_Data shown_.
— begin —

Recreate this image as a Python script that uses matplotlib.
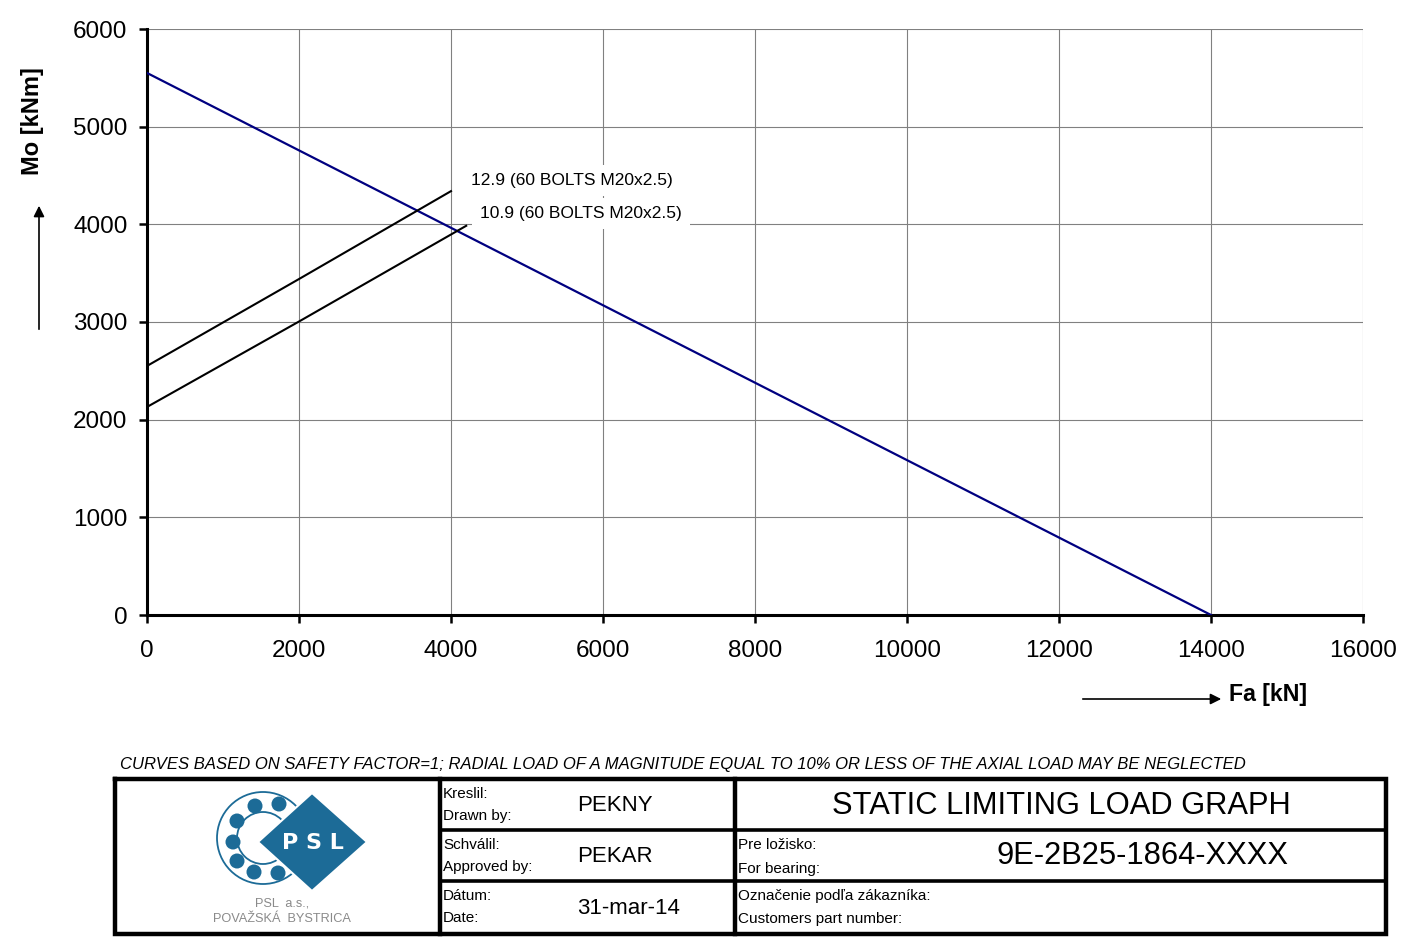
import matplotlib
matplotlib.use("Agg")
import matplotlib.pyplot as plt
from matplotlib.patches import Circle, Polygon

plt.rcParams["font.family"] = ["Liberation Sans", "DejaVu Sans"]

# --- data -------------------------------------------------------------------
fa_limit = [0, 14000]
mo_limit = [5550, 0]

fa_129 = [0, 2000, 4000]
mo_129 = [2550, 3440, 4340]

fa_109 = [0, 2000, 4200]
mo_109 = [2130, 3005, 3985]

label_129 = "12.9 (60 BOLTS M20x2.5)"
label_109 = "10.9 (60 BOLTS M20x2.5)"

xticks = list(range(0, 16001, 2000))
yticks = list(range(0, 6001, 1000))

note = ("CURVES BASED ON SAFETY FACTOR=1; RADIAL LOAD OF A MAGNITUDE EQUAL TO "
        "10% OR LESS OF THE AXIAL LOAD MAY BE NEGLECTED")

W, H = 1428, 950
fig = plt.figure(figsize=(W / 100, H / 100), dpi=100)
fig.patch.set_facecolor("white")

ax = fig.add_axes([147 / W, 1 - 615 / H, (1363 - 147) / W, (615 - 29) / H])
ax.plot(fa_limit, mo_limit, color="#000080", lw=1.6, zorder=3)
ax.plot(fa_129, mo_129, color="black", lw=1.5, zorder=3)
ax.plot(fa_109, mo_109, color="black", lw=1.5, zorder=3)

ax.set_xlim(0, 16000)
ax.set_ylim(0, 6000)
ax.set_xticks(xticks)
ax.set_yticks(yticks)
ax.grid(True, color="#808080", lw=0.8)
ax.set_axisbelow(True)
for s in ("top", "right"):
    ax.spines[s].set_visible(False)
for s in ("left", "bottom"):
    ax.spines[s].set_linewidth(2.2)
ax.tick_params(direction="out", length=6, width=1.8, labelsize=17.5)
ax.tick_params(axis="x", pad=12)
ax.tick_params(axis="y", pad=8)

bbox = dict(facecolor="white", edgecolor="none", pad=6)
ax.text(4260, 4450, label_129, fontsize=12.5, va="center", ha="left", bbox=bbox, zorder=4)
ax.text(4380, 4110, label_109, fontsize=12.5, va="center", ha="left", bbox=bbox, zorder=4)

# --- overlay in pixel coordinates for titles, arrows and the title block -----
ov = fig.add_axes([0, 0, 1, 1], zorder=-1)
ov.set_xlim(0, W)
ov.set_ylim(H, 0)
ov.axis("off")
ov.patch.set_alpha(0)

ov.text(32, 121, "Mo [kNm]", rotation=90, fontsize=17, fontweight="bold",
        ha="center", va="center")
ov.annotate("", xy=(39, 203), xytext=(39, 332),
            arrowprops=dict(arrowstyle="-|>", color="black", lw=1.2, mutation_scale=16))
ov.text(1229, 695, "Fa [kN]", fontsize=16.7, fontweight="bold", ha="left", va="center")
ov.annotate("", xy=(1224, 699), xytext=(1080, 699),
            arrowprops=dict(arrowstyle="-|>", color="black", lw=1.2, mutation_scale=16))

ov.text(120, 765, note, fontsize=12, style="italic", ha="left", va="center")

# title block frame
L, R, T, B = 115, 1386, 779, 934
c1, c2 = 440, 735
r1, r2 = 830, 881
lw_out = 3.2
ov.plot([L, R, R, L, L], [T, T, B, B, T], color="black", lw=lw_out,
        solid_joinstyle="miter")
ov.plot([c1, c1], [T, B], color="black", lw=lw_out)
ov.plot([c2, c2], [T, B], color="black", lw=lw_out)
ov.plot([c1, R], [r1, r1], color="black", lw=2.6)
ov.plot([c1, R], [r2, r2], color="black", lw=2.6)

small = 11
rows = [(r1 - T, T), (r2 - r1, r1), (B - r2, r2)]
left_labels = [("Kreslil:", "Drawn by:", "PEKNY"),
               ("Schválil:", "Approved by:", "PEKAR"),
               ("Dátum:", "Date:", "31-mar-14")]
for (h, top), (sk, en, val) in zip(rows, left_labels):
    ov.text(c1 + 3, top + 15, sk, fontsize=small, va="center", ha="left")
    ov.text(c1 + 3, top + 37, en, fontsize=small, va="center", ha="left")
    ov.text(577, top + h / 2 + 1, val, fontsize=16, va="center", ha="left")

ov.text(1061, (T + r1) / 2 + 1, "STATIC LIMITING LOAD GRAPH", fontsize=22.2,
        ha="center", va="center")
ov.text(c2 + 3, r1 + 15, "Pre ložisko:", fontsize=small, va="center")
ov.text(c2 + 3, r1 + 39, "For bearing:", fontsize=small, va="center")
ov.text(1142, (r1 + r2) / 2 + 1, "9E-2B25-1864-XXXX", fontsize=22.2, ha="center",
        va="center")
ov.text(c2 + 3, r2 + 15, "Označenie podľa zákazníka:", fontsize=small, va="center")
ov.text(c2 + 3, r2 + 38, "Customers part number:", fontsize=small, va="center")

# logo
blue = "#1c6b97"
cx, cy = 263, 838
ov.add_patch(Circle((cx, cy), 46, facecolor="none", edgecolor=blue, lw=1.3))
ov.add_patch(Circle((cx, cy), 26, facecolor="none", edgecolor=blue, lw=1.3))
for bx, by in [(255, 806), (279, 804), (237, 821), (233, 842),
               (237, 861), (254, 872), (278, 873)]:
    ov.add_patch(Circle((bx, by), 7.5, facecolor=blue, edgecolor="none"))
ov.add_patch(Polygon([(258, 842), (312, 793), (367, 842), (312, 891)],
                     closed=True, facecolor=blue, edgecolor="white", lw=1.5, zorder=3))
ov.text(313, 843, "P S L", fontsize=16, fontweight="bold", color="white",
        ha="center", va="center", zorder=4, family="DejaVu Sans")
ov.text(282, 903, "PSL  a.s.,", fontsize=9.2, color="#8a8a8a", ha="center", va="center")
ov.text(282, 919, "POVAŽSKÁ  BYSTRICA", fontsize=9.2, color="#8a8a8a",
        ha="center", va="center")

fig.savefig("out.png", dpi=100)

— end —
— begin —

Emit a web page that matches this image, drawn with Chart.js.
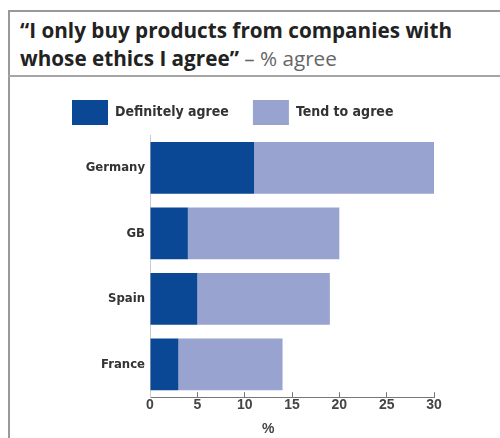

— end —

_Task_. From the entries above, copy out every line where the string "matplotlib" appears.

_Response to this task_.
Recreate this image as a Python script that uses matplotlib.
import matplotlib
matplotlib.use("Agg")
import matplotlib.pyplot as plt
from matplotlib.patches import Circle, Polygon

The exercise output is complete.